Data records:

[BEGIN]

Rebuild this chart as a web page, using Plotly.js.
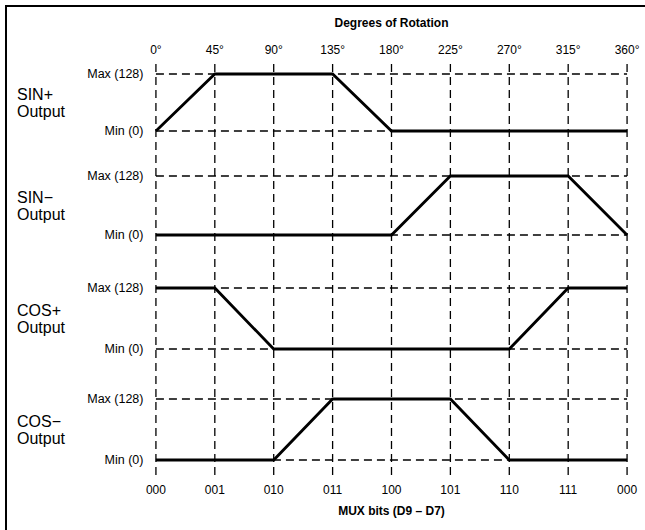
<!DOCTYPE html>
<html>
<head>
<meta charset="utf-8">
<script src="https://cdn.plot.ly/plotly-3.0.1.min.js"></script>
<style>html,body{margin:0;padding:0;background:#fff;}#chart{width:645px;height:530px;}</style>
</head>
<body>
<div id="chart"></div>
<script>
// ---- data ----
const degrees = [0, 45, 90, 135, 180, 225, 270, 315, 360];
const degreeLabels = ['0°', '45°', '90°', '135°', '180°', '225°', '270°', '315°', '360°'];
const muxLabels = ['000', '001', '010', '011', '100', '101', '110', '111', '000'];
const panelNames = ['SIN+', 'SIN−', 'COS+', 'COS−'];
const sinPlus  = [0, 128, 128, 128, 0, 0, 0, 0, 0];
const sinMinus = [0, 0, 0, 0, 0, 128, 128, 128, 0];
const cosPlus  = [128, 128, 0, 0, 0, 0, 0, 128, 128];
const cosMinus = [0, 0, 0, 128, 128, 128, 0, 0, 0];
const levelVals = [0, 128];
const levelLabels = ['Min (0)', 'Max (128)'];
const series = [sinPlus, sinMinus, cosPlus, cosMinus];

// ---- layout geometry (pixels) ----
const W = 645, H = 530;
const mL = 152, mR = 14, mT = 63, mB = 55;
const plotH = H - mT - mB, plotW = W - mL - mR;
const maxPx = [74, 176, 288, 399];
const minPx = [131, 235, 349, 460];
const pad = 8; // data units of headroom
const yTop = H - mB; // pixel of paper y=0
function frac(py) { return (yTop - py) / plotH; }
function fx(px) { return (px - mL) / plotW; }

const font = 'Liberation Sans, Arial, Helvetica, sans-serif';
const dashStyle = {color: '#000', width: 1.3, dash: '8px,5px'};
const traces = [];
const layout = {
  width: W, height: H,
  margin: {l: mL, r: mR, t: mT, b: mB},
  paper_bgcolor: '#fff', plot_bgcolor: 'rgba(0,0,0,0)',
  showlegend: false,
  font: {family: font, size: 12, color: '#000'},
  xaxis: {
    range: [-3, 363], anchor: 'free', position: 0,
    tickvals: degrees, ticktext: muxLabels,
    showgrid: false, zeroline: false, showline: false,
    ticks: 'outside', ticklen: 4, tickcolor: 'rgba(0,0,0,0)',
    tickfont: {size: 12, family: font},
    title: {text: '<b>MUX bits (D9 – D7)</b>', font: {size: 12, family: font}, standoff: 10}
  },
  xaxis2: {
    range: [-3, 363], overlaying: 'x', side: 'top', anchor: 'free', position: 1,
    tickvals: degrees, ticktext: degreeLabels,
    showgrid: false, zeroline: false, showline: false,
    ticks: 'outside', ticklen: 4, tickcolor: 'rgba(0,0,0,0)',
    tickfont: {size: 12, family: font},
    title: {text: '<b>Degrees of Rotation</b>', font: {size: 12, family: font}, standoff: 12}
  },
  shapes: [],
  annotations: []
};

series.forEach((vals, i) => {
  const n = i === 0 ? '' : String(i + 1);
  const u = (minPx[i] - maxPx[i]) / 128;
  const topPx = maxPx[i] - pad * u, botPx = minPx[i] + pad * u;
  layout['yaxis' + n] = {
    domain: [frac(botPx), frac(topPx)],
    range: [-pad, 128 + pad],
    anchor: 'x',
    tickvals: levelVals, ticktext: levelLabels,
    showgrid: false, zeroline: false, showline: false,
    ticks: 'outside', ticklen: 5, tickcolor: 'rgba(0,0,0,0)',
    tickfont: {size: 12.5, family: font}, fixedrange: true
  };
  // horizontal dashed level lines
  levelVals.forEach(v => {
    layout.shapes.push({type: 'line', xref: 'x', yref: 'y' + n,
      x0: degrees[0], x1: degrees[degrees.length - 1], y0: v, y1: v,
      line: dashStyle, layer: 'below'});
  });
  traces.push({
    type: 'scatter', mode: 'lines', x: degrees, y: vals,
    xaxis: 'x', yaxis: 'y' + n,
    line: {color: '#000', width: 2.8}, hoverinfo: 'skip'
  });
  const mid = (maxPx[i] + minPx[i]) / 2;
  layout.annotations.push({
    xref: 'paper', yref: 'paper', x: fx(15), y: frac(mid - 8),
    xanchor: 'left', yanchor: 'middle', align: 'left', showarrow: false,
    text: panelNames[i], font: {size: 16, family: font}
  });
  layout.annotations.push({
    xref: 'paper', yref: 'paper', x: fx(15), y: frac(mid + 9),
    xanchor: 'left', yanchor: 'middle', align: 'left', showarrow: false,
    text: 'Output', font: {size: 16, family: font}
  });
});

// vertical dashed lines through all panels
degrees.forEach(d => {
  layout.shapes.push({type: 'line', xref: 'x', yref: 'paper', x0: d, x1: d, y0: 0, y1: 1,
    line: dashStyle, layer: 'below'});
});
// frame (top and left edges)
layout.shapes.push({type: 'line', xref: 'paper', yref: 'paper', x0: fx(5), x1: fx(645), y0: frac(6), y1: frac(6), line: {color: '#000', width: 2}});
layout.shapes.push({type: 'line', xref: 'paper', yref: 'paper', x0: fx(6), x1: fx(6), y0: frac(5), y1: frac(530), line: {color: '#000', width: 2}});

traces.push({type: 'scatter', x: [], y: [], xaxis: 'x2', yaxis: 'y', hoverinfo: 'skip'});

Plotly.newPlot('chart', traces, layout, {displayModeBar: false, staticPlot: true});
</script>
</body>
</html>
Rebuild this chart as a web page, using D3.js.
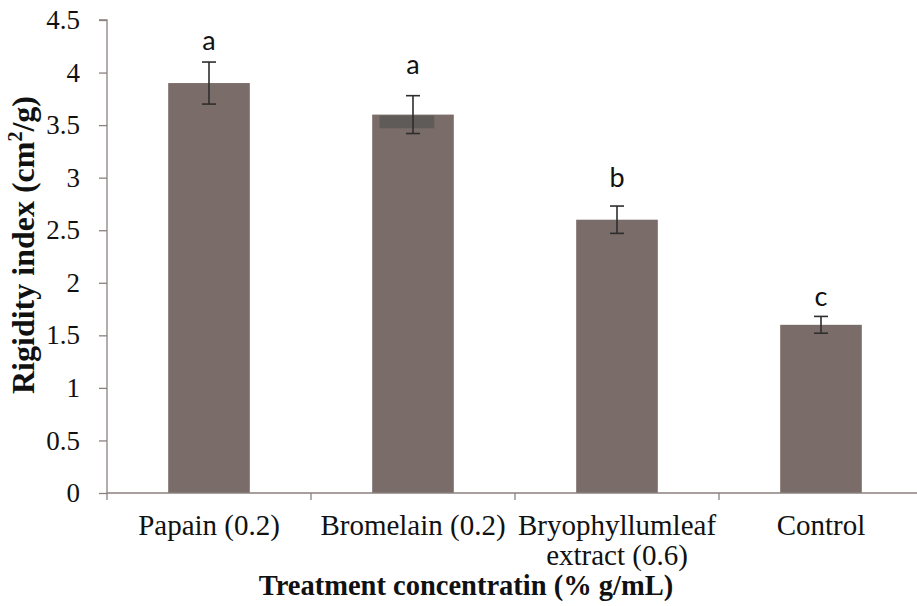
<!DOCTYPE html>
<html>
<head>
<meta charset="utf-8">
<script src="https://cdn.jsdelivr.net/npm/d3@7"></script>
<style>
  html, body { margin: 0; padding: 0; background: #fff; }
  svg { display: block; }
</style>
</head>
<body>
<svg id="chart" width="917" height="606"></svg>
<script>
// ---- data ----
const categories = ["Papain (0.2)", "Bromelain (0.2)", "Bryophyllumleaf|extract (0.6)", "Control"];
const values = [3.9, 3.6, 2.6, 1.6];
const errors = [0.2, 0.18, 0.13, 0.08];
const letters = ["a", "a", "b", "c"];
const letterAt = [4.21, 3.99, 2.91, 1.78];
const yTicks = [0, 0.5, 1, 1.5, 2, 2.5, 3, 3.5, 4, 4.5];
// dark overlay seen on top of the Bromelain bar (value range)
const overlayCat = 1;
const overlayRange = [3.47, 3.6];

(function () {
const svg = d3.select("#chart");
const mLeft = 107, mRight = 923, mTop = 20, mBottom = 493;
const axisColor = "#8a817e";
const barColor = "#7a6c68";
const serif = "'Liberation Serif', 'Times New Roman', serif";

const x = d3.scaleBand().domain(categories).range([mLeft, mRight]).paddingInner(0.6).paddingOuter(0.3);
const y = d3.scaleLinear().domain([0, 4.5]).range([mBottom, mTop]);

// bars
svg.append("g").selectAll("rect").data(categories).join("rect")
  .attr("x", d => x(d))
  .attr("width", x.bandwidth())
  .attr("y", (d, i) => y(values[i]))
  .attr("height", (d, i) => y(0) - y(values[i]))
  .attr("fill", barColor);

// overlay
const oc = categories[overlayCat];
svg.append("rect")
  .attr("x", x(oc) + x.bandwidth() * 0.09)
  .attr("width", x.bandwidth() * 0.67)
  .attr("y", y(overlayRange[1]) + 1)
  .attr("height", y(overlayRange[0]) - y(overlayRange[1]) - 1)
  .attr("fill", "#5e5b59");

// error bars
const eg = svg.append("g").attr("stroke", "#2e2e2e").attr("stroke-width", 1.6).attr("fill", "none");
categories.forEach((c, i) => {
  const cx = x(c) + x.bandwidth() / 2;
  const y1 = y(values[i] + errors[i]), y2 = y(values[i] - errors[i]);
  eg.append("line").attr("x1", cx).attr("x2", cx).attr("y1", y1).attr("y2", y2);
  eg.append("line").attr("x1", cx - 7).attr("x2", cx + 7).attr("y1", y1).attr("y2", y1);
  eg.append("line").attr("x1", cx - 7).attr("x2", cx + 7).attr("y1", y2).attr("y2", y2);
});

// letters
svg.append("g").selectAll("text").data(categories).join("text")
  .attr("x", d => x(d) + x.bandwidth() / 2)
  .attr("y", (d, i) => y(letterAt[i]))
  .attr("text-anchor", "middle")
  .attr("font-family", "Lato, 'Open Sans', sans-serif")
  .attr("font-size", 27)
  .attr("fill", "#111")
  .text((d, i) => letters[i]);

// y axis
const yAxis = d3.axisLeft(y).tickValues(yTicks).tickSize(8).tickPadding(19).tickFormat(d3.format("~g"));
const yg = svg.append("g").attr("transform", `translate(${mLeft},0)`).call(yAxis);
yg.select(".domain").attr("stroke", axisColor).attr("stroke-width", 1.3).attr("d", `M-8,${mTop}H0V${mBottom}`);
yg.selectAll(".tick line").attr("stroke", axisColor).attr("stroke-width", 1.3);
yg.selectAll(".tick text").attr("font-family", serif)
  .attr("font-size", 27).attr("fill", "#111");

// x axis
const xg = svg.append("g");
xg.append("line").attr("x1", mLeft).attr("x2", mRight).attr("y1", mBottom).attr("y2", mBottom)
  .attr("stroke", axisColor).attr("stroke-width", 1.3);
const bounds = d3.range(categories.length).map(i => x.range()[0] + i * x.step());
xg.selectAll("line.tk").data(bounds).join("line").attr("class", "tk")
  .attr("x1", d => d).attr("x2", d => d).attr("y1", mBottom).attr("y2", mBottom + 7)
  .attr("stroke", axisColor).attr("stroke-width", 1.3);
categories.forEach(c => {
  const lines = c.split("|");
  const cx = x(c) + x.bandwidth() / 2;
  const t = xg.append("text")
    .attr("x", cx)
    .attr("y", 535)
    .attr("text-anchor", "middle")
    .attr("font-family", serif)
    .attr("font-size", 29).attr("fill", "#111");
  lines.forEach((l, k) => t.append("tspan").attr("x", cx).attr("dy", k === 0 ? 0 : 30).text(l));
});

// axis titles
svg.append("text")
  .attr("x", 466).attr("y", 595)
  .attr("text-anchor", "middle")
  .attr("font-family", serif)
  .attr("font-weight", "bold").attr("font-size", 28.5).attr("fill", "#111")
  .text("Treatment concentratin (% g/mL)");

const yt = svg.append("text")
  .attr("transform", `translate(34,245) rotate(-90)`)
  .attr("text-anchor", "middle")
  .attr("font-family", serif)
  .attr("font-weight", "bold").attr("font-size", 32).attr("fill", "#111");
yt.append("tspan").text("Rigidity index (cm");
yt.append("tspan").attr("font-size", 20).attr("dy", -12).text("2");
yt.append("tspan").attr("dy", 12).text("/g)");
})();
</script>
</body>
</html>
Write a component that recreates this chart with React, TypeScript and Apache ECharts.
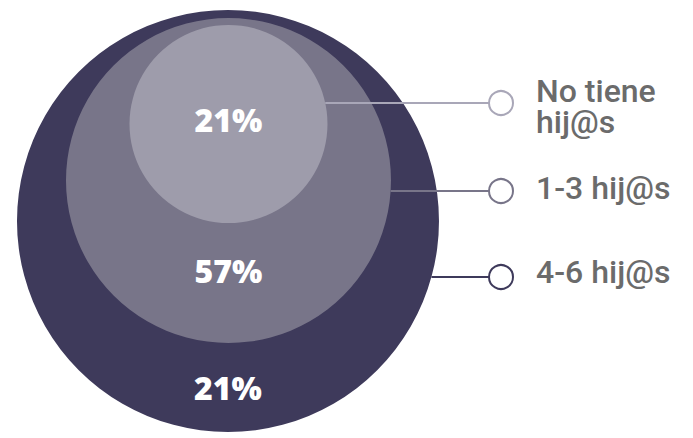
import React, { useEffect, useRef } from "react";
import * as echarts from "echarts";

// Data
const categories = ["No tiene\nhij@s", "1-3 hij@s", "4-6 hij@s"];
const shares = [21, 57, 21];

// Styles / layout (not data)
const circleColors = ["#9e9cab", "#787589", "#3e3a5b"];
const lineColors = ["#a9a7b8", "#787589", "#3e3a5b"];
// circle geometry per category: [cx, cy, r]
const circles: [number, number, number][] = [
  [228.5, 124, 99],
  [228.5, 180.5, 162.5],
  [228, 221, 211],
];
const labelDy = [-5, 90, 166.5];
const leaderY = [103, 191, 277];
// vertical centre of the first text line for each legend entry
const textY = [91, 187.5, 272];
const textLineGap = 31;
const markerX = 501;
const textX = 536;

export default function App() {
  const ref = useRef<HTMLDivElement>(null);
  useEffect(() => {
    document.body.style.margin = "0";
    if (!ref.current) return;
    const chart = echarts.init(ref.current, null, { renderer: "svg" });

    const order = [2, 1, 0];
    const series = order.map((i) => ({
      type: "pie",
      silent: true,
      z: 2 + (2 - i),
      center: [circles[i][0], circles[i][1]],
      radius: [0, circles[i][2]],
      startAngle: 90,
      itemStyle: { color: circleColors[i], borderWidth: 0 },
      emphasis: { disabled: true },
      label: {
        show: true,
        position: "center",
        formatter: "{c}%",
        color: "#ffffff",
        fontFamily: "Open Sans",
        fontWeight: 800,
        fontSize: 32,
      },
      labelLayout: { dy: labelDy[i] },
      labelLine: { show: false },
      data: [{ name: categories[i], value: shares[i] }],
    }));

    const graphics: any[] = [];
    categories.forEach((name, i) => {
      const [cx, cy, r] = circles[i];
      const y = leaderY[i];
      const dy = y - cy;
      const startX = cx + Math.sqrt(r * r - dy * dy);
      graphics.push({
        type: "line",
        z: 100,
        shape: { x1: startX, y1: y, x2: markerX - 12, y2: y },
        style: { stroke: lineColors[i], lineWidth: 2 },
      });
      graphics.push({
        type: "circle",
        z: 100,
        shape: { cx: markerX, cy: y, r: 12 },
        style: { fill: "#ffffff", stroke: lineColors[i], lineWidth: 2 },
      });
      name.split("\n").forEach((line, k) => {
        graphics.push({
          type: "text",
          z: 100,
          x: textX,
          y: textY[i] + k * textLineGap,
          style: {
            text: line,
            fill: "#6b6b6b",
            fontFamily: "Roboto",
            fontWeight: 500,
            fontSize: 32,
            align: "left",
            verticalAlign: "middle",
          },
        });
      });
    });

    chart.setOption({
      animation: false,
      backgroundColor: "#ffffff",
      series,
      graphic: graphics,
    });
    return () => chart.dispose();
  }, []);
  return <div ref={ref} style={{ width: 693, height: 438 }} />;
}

[END]

*WHAT TO PRODUCE*. Up in the listing, locate the line with "Write a component"; print it and every line after it down to the line with "const shares = [21, 57, 21];", which is included too. Skip the pictures.

*FULL RESPONSE*.
Write a component that recreates this chart with React, TypeScript and Apache ECharts.
import React, { useEffect, useRef } from "react";
import * as echarts from "echarts";

// Data
const categories = ["No tiene\nhij@s", "1-3 hij@s", "4-6 hij@s"];
const shares = [21, 57, 21];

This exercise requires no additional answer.